Lauren and Ryan fell into their relationship with the easy affection of people who fit together in an undefinable way. They took a traditional, if modern, path through their relationship and were in love with each other until they inadvertently inched apart.
Faced with the possible failure of their marriage, they make a decidedly non-traditional decision about how to spend the next year. During that year, their contact is non-existent, except for a certain matter of an unchanged email password that leads to a bit of angst-inducing — but soul-searching — voyeurism.
After I Do isn’t only a novel about marriage, though the relationship issues between Ryan and Lauren are real, poignant, and achingly relatable. I imagine most couples find themselves at odds with each other in the way that Lauren and Ryan do, though that drifting can be caught before anything as drastic happens as it does in the book.

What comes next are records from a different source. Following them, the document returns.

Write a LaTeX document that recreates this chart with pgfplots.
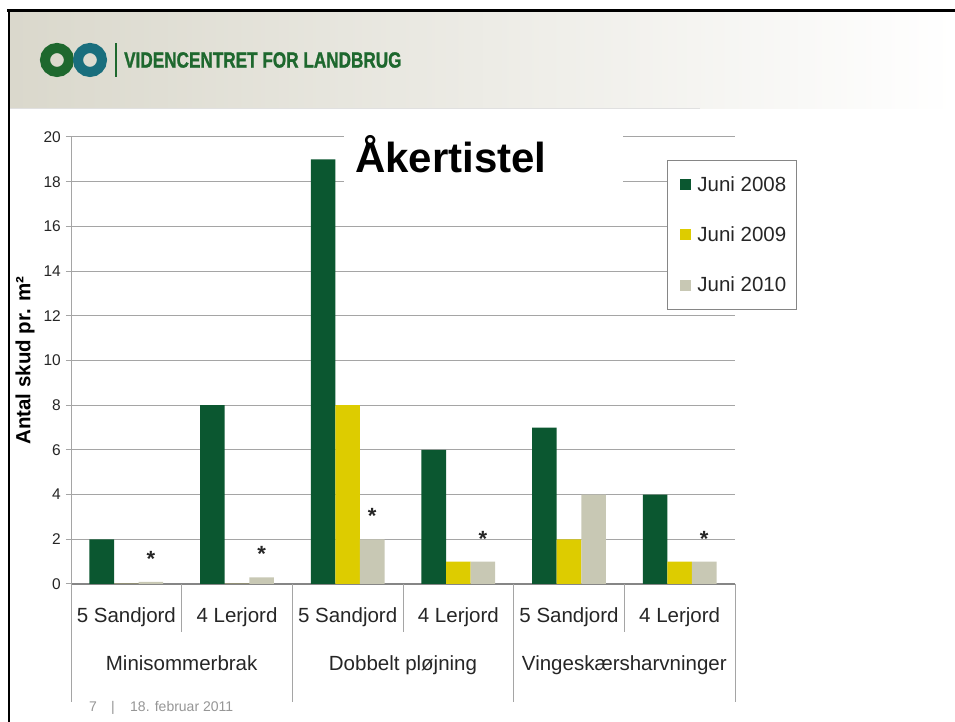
\documentclass[border=0pt]{standalone}
\usepackage{fontspec}
\setmainfont{Liberation Sans}
\newfontfamily\logofont[FakeBold=1.5]{Liberation Sans Bold}
\usepackage{pgfplots}
\pgfplotsset{compat=1.18}
\definecolor{cgreen}{RGB}{11,87,48}
\definecolor{cyellow}{RGB}{221,204,0}
\definecolor{cbeige}{RGB}{200,200,180}
\definecolor{gridgray}{RGB}{165,165,165}
\definecolor{axgray}{RGB}{134,134,134}
\definecolor{txt}{RGB}{38,38,38}
\definecolor{hdr}{RGB}{218,216,204}
\definecolor{logogreen}{RGB}{30,104,46}
\definecolor{logoteal}{RGB}{25,110,125}
\definecolor{footgray}{RGB}{150,150,150}
\begin{document}
\begin{tikzpicture}[x=1bp,y=1bp]
\path[use as bounding box, fill=white] (0,0) rectangle (955,722);
% header band
\shade[left color=hdr, right color=white] (10,613) rectangle (955,711);
\draw[black!12, line width=1bp] (10,613) -- (700,613);
\draw[black, line width=2.5bp] (7,711.5) -- (955,711.5);
\draw[black, line width=2.5bp] (9,0) -- (9,712.7);
% logo
\draw[logogreen, line width=10bp] (57,662) circle (12);
\draw[logoteal, line width=10bp] (90,662) circle (12);
\draw[logogreen, line width=2bp] (116,645) -- (116,679);
\node[anchor=west, inner sep=0, xscale=0.78, text=logogreen, font=\fontsize{22bp}{24bp}\logofont] at (124,662) {VIDENCENTRET FOR LANDBRUG};

\begin{axis}[
  at={(71bp,138bp)}, anchor=south west,
  scale only axis, width=664bp, height=447bp,
  xmin=-0.5, xmax=5.5, ymin=0, ymax=20,
  ybar=0pt, bar width=24.6bp,
  axis x line=bottom, axis y line=left,
  axis line style={-},
  x axis line style={draw=axgray, line width=1.2bp},
  y axis line style={draw=gridgray, line width=1bp},
  ytick={0,2,...,20},
  ymajorgrids, grid style={draw=gridgray, line width=1bp},
  tick align=outside, major tick length=5bp,
  ytick style={draw=gridgray, line width=1bp},
  xtick={0,...,5},
  xticklabels={5 Sandjord,4 Lerjord,5 Sandjord,4 Lerjord,5 Sandjord,4 Lerjord},
  xtick style={draw=none},
  xticklabel style={anchor=base, inner sep=0pt, yshift=-34bp, text=txt, font=\fontsize{20.5bp}{24bp}\selectfont},
  extra x ticks={0.5,2.5,4.5},
  extra x tick labels={Minisommerbrak,Dobbelt pløjning,Vingeskærsharvninger},
  extra x tick style={grid=none, xticklabel style={yshift=-48bp}},
  yticklabel style={anchor=east, inner sep=0pt, xshift=-5bp, text=txt, font=\fontsize{15.5bp}{17bp}\selectfont},
  /pgf/number format/assume math mode=true,
  ylabel={Antal skud pr. m²},
  ylabel style={at={(axis description cs:-0.069,0.5)}, anchor=center, rotate=0, font=\fontsize{20.5bp}{24bp}\selectfont\bfseries, text=black},
  legend style={at={(0.8976,0.9485)}, anchor=north west, draw=axgray, line width=0.8bp, fill=white,
    font=\fontsize{20.5bp}{24bp}\selectfont, text=txt, inner xsep=8bp, inner ysep=14bp, row sep=30bp,
    nodes={inner sep=2bp}, /tikz/every odd column/.append style={column sep=4bp}},
  legend cell align=left,
  legend image code/.code={\path (0bp,0bp); \fill[#1,draw=none] (5bp,-5.5bp) rectangle (16bp,5.5bp);},
  clip=false,
]
\addplot[fill=cgreen, draw=none] coordinates {(0,2) (1,8) (2,19) (3,6) (4,7) (5,4)};
\addplot[fill=cyellow, draw=none] coordinates {(0,0) (1,0) (2,8) (3,1) (4,2) (5,1)};
\addplot[fill=cbeige, draw=none, point meta=explicit symbolic, nodes near coords,
  nodes near coords style={anchor=center, yshift=23bp, font=\fontsize{22bp}{22bp}\selectfont\bfseries, text=black!85}]
  coordinates {(0,0.1) [*] (1,0.3) [*] (2,2) [*] (3,1) [*] (4,4) [] (5,1) [*]};
\legend{Juni 2008,Juni 2009,Juni 2010}
\draw[gridgray, line width=1bp] (axis cs:-0.5,0) -- ++(0bp,-118bp);
\draw[gridgray, line width=1bp] (axis cs:1.5,0) -- ++(0bp,-118bp);
\draw[gridgray, line width=1bp] (axis cs:3.5,0) -- ++(0bp,-118bp);
\draw[gridgray, line width=1bp] (axis cs:5.5,0) -- ++(0bp,-118bp);
\draw[gridgray, line width=1bp] (axis cs:0.5,0) -- ++(0bp,-48bp);
\draw[gridgray, line width=1bp] (axis cs:2.5,0) -- ++(0bp,-48bp);
\draw[gridgray, line width=1bp] (axis cs:4.5,0) -- ++(0bp,-48bp);
\end{axis}
% chart title
\fill[white] (344,527) rectangle (623,597);
\node[anchor=base west, inner sep=0, font=\fontsize{42bp}{48bp}\selectfont\bfseries] at (355,549) {Åkertistel};
% footer
\node[anchor=base west, inner sep=0, text=footgray, font=\fontsize{14bp}{16bp}\selectfont] at (89,10.5) {7};
\node[anchor=base west, inner sep=0, text=footgray, font=\fontsize{14bp}{16bp}\selectfont] at (111,10.5) {|};
\node[anchor=base west, inner sep=0, text=footgray, font=\fontsize{14bp}{16bp}\selectfont] at (130,10.5) {18. februar 2011};
\end{tikzpicture}
\end{document}
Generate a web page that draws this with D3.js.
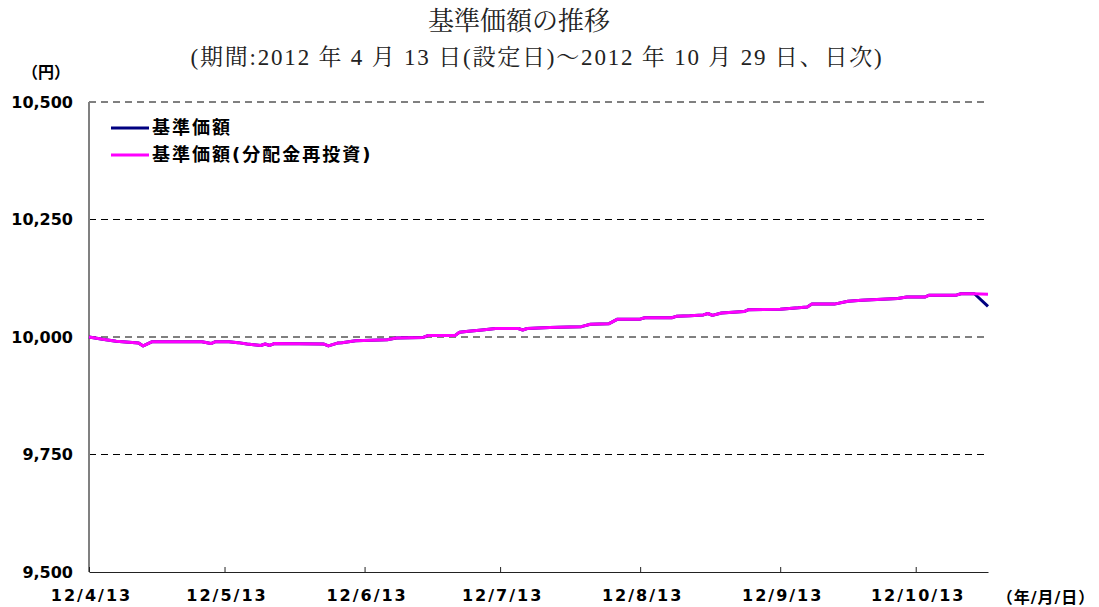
<!DOCTYPE html>
<html>
<head>
<meta charset="utf-8">
<script src="https://cdn.jsdelivr.net/npm/d3@7"></script>
<style>
  body { margin: 0; background: #fff; }
  .title { font-family: "Liberation Serif", "Noto Serif CJK JP", "Noto Sans CJK JP", serif; fill: #222; }
  .lab { font-family: "DejaVu Sans", "Noto Sans CJK JP", sans-serif; font-weight: bold; fill: #000; }
</style>
</head>
<body>
<div id="chart"></div>
<script>
// data
var dates = ['2012-04-13','2012-04-16','2012-04-19','2012-04-24','2012-04-25','2012-04-27',
	'2012-05-08','2012-05-10','2012-05-11','2012-05-14','2012-05-16','2012-05-18','2012-05-21',
	'2012-05-22','2012-05-23','2012-05-24','2012-06-04','2012-06-05','2012-06-07','2012-06-08',
	'2012-06-11','2012-06-18','2012-06-20','2012-06-26','2012-06-27','2012-07-03','2012-07-04',
	'2012-07-06','2012-07-09','2012-07-12','2012-07-17','2012-07-18','2012-07-19','2012-07-24',
	'2012-07-26','2012-07-31','2012-08-02','2012-08-06','2012-08-08','2012-08-13','2012-08-14',
	'2012-08-20','2012-08-21','2012-08-24','2012-08-27','2012-08-28','2012-08-29','2012-08-31',
	'2012-09-05','2012-09-06','2012-09-13','2012-09-17','2012-09-19','2012-09-20','2012-09-25',
	'2012-09-28','2012-10-01','2012-10-09','2012-10-11','2012-10-15','2012-10-16','2012-10-22',
	'2012-10-23','2012-10-26','2012-10-29'];

var reinvested = [10000,9995,9991,9987,9981,9990,
	9990,9986,9990,9990,9988,9985,9982,
	9985,9982,9986,9985,9981,9987,9988,
	9992,9994,9998,9999,10003,10003,10010,
	10012,10015,10018,10018,10015,10018,10020,
	10021,10022,10027,10028,10038,10038,10041,
	10041,10044,10045,10047,10050,10046,10051,
	10054,10058,10059,10062,10064,10070,10070,
	10076,10078,10082,10085,10085,10089,10089,
	10092,10092,10091];

var nav = reinvested.slice(0, reinvested.length - 1).concat([10065]);

var yTicks = [9500, 9750, 10000, 10250, 10500];
var xTicks = ['2012-04-13','2012-05-13','2012-06-13','2012-07-13','2012-08-13','2012-09-13','2012-10-13'];
var xTickLabels = ['12/4/13','12/5/13','12/6/13','12/7/13','12/8/13','12/9/13','12/10/13'];

var series = [
	{ name: '基準価額', color: '#000080', values: nav },
	{ name: '基準価額(分配金再投資)', color: '#ff00ff', values: reinvested }
];

var W = 1099, H = 607;
var margin = {top: 102, right: 111, bottom: 35, left: 89},
	width = W - margin.left - margin.right,
	height = H - margin.top - margin.bottom;

var parse = d3.timeParse('%Y-%m-%d');

var svg = d3.select('#chart').append('svg')
	.attr('width', W)
	.attr('height', H);

svg.append('text')
	.attr('class', 'title')
	.attr('x', 519).attr('y', 30)
	.attr('text-anchor', 'middle')
	.style('font-size', '26px')
	.text('基準価額の推移');

svg.append('text')
	.attr('class', 'title')
	.attr('x', 537).attr('y', 65)
	.attr('text-anchor', 'middle')
	.style('font-size', '23px')
	.style('letter-spacing', '1.8px')
	.text('(期間:2012 年 4 月 13 日(設定日)～2012 年 10 月 29 日、日次)');

var g = svg.append('g')
	.attr('transform', 'translate(' + margin.left + ',' + margin.top + ')');

var x = d3.scaleTime()
	.domain([parse('2012-04-13'), parse('2012-10-29')])
	.range([0, width]);

var y = d3.scaleLinear()
	.domain([9500, 10500])
	.range([height, 0]);

// dashed grid
g.selectAll('.grid')
	.data(yTicks.filter(function(d) { return d > 9500; }))
	.enter()
	.append('line')
	.attr('class', 'grid')
	.attr('x1', 0).attr('x2', width)
	.attr('y1', function(d) { return y(d); })
	.attr('y2', function(d) { return y(d); })
	.style('stroke', '#000')
	.style('stroke-width', 1)
	.style('stroke-dasharray', '7,5');

// y labels
g.selectAll('.ylab')
	.data(yTicks)
	.enter()
	.append('text')
	.attr('class', 'lab')
	.attr('x', -16)
	.attr('y', function(d) { return y(d); })
	.attr('dy', '0.36em')
	.attr('text-anchor', 'end')
	.style('font-size', '16px')
	.text(d3.format(','));

svg.append('text')
	.attr('class', 'lab')
	.attr('x', 46).attr('y', 78)
	.attr('text-anchor', 'middle')
	.style('font-size', '16px')
	.text('（円）');

// left axis line
g.append('line')
	.attr('x1', 0).attr('x2', 0)
	.attr('y1', 0).attr('y2', height)
	.style('stroke', '#808080')
	.style('stroke-width', 2);

// bottom axis
var xAxis = d3.axisBottom(x)
	.tickValues(xTicks.map(parse))
	.tickSize(-5)
	.tickSizeOuter(0)
	.tickPadding(18)
	.tickFormat(function(d, i) { return xTickLabels[i]; });

var ax = g.append('g')
	.attr('transform', 'translate(0,' + height + ')')
	.call(xAxis);
ax.select('.domain').style('stroke', '#222');
ax.selectAll('.tick line').style('stroke', '#222');
ax.selectAll('.tick text')
	.attr('class', 'lab')
	.attr('dx', '2px')
	.style('font-size', '16px')
	.style('letter-spacing', '2px');

svg.append('text')
	.attr('class', 'lab')
	.attr('x', 1046).attr('y', 603)
	.attr('text-anchor', 'middle')
	.style('font-size', '16px')
	.style('letter-spacing', '1px')
	.text('（年/月/日）');

// lines
var line = d3.line()
	.x(function(d, i) { return x(parse(dates[i])); })
	.y(function(d) { return y(d); });

g.selectAll('.series')
	.data(series)
	.enter()
	.append('path')
	.attr('class', 'series')
	.attr('d', function(d) { return line(d.values); })
	.style('fill', 'none')
	.style('stroke', function(d) { return d.color; })
	.style('stroke-width', 3)
	.style('stroke-linejoin', 'round');

// legend
var legend = g.selectAll('.legend')
	.data(series)
	.enter()
	.append('g')
	.attr('class', 'legend')
	.attr('transform', function(d, i) { return 'translate(22,' + (26 + i * 27) + ')'; });

legend.append('line')
	.attr('x1', 0).attr('x2', 38)
	.style('stroke', function(d) { return d.color; })
	.style('stroke-width', 3);

legend.append('text')
	.attr('class', 'lab')
	.attr('x', 41)
	.attr('dy', '0.36em')
	.style('font-size', '18px')
	.style('letter-spacing', '2px')
	.text(function(d) { return d.name; });
</script>
</body>
</html>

Reid’s story is also one about self-doubt and searching for an adulthood that feels like one’s own and not one that’s been defined by other people’s rules. Many of Lauren and Ryan’s issues seem to arise from the way they acted with each other in order to keep together the kind of relationship they had at the beginning, and one they thought they should have based on preconceived notions about marriage.
When Lauren is forced to define herself as a person and not just half of a couple, she begins to discover parts of herself she’s forgotten — and parts that quietly morphed into a person she wasn’t necessarily happy becoming.
After I Do is sharply written, with tight dialog and the kind of complicated, nuanced relationships that exist in most of our real lives. Reid’s novel is a fun read, but it’s one that has stayed with me, especially during those moments — and there are more than I’d like to admit — when I don’t necessarily feel like I’m one of the adults in the house.
Do you find yourself trying to fit your adult life into previous ideas instead of defining it on your own?
Disclosure: After I Do by Taylor Jenkins Reid was strongly recommended by a friend. Reid and her publishing company have no clue I’m reviewing this, and all opinions are my own.